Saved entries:

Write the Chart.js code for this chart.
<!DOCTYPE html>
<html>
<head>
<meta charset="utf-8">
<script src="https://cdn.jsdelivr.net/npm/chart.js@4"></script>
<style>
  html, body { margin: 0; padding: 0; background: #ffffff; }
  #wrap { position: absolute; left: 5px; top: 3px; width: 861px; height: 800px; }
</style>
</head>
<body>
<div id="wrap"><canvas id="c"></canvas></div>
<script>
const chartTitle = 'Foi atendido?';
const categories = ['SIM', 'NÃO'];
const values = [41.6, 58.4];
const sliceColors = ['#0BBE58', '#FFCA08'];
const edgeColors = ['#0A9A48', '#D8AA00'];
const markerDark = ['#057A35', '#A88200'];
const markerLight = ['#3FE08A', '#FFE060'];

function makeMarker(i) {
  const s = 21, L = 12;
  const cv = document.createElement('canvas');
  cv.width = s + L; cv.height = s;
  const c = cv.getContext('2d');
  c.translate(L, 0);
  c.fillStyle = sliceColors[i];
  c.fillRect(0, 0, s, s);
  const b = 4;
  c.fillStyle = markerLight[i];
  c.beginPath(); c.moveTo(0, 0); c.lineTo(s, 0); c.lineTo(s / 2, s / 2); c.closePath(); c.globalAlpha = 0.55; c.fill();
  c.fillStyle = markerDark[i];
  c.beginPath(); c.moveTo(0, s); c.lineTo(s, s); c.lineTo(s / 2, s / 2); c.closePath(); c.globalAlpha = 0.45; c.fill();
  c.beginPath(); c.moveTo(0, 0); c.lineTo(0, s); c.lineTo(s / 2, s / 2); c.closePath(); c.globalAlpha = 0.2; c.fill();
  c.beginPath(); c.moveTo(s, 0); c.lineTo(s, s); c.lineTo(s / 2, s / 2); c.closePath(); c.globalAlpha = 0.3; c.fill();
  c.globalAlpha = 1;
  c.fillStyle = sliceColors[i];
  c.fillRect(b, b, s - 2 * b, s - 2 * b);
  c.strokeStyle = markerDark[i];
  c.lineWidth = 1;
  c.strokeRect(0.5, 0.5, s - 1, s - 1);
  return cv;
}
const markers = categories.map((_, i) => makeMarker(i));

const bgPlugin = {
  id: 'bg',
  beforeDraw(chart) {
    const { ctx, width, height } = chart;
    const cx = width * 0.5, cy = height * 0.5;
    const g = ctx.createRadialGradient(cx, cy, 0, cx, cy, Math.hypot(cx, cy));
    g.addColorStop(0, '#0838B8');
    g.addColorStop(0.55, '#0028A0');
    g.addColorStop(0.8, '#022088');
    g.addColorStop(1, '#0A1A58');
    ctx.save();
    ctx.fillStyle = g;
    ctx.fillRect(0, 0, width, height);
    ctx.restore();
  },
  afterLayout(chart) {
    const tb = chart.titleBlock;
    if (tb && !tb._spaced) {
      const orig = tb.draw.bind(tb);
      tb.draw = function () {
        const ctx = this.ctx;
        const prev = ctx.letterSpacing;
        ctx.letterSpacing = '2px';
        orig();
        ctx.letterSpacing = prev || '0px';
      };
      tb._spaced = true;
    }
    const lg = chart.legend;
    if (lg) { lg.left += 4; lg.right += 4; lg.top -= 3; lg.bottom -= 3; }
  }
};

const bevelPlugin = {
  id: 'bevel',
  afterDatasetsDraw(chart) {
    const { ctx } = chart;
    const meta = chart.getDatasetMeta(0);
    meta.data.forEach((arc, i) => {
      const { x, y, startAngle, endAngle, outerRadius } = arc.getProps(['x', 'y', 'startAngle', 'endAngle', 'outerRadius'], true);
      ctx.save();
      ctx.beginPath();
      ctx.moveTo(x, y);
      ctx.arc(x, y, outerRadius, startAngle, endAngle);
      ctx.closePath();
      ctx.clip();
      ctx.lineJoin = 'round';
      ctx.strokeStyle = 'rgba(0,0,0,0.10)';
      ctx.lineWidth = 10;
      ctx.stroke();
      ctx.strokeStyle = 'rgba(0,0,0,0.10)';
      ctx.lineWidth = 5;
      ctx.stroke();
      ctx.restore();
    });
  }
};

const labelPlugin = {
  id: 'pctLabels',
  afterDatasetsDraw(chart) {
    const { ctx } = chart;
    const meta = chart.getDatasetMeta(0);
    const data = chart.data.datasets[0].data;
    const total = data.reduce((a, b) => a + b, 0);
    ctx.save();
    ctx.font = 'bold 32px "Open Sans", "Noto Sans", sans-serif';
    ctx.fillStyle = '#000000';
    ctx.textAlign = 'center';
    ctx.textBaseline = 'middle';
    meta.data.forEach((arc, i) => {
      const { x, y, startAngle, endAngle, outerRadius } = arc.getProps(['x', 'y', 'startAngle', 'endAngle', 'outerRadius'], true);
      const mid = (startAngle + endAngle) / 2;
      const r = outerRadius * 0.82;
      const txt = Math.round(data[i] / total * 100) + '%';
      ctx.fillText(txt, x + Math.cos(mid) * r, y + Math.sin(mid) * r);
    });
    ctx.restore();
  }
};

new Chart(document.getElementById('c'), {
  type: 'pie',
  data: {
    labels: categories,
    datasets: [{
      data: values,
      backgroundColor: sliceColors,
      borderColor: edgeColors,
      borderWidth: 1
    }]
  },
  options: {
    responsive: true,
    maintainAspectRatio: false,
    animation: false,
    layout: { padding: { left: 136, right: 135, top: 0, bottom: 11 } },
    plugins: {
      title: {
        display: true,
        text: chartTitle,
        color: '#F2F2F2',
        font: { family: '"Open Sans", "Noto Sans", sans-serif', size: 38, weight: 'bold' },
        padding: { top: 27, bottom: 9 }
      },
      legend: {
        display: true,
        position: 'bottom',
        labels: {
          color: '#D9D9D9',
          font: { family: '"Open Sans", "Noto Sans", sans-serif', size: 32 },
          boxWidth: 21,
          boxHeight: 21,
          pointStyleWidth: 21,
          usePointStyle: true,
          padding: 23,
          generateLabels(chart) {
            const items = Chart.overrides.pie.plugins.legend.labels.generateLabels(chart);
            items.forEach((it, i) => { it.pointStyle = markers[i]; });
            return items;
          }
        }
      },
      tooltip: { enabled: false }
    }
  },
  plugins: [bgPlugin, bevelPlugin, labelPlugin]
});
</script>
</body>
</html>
--
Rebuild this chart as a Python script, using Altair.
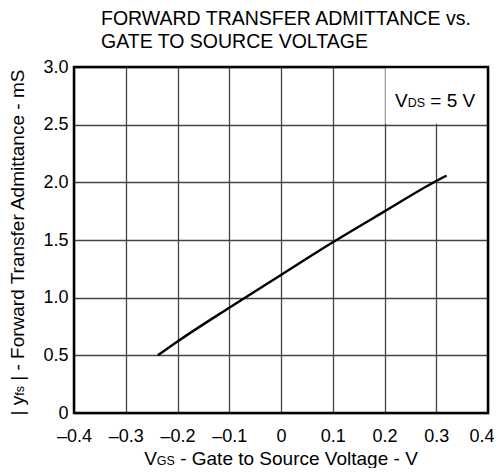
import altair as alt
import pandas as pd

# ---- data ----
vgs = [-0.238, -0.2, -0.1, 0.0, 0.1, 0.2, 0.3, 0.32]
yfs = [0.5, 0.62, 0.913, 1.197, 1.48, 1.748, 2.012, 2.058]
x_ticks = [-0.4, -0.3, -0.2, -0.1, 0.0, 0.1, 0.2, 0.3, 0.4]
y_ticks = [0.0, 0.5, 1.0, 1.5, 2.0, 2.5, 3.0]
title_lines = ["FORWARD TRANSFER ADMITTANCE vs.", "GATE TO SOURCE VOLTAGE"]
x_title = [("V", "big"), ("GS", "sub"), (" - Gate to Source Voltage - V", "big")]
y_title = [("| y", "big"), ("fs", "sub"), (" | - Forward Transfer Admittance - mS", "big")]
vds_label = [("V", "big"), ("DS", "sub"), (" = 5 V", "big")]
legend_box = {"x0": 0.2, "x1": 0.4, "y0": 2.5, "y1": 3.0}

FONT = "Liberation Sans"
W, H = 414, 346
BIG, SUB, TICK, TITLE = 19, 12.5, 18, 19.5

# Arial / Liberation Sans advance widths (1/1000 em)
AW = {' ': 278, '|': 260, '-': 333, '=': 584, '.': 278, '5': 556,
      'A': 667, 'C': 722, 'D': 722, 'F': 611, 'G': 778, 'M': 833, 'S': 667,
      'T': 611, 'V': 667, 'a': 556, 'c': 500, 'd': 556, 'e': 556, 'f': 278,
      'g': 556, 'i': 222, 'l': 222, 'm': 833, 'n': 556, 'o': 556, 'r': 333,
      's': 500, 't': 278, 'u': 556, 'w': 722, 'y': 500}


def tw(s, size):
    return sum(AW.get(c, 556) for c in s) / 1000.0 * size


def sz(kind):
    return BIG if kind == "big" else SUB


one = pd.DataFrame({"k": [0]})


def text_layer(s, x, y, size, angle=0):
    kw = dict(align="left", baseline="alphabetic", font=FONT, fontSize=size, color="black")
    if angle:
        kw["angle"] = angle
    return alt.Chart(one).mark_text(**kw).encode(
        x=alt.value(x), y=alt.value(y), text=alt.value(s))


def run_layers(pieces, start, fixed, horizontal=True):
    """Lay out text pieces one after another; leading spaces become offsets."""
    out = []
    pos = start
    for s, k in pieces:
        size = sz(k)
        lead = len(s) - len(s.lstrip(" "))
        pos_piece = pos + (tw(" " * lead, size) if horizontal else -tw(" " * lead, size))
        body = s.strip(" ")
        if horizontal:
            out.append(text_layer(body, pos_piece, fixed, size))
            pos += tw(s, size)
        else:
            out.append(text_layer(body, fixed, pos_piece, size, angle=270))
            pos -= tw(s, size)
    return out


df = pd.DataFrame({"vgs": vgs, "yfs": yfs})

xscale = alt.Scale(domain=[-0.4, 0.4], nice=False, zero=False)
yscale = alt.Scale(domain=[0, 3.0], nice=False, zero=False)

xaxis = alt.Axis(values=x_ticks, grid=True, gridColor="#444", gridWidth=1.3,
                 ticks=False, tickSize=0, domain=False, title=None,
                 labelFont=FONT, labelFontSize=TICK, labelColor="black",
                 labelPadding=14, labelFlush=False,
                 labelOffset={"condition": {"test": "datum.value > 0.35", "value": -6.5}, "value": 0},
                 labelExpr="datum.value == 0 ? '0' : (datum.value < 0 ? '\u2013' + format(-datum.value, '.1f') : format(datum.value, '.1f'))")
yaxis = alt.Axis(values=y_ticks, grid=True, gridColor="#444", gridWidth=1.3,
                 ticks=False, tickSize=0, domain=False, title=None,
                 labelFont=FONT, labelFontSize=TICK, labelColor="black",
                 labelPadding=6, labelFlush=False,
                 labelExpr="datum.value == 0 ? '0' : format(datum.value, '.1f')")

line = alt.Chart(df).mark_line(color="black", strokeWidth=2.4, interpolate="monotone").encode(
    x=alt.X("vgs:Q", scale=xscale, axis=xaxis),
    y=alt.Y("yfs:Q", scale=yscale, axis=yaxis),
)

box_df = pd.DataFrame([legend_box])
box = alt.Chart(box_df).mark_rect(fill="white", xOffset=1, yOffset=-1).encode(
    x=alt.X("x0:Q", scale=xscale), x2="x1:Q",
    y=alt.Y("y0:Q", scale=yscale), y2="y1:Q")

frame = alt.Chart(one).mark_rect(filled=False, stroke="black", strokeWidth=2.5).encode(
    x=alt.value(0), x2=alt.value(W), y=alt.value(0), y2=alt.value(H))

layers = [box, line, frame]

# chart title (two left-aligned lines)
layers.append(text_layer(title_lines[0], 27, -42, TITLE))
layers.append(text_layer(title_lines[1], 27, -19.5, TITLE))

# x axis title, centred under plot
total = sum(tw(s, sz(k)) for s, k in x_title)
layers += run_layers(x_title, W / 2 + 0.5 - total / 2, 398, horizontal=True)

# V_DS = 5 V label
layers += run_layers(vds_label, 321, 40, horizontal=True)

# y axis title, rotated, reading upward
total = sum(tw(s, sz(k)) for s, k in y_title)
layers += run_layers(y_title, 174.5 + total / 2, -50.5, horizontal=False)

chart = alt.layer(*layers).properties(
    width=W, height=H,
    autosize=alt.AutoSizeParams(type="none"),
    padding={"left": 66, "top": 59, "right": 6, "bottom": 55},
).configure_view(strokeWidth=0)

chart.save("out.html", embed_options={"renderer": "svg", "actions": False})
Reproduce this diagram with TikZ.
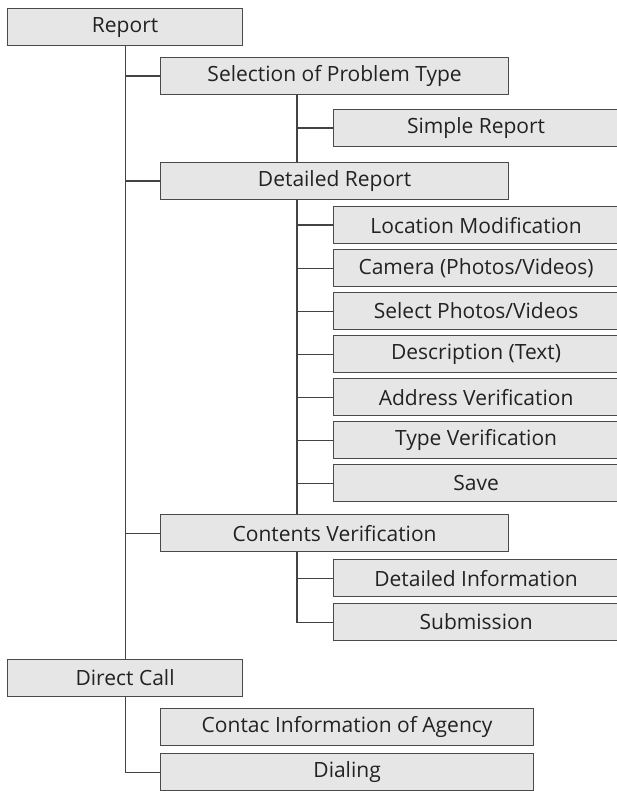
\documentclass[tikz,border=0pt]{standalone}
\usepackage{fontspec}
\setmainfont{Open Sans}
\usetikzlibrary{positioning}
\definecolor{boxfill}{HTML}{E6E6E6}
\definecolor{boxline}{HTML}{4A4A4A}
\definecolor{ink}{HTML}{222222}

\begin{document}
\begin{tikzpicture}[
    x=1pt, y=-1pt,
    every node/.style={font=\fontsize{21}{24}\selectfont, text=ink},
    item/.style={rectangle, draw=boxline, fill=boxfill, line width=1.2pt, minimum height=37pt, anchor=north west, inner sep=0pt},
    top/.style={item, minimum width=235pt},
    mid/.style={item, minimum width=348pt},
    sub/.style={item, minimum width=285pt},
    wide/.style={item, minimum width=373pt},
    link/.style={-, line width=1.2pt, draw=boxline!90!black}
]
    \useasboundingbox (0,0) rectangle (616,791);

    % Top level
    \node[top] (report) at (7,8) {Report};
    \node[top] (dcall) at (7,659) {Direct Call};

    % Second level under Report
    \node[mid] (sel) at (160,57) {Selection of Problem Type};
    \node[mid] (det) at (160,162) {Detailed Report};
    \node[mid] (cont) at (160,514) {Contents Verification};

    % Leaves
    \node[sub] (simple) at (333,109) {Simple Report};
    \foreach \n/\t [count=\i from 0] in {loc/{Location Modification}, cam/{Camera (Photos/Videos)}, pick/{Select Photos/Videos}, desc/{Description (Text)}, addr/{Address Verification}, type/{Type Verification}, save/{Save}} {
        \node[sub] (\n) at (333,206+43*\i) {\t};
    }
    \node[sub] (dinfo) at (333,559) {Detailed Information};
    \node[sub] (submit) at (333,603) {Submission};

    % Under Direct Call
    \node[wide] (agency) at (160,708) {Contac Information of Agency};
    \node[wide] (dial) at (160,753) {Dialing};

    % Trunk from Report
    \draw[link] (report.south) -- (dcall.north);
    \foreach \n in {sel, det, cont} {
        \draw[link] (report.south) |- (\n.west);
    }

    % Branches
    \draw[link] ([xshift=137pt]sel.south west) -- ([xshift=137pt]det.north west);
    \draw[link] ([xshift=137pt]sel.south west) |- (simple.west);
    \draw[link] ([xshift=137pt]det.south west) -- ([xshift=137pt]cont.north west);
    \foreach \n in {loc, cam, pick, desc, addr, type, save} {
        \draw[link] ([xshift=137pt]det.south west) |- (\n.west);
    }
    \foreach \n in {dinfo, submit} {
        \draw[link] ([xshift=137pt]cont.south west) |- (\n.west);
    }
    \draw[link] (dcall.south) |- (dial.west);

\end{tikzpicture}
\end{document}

[EXERCISE AIM]:
Leave the pictures out, then copy word for word only the lines from the one containing "Rebuild this chart" through the one containing "import pandas as pd", both included.

[TASK RESPONSE]:
Rebuild this chart as a Python script, using Altair.
import altair as alt
import pandas as pd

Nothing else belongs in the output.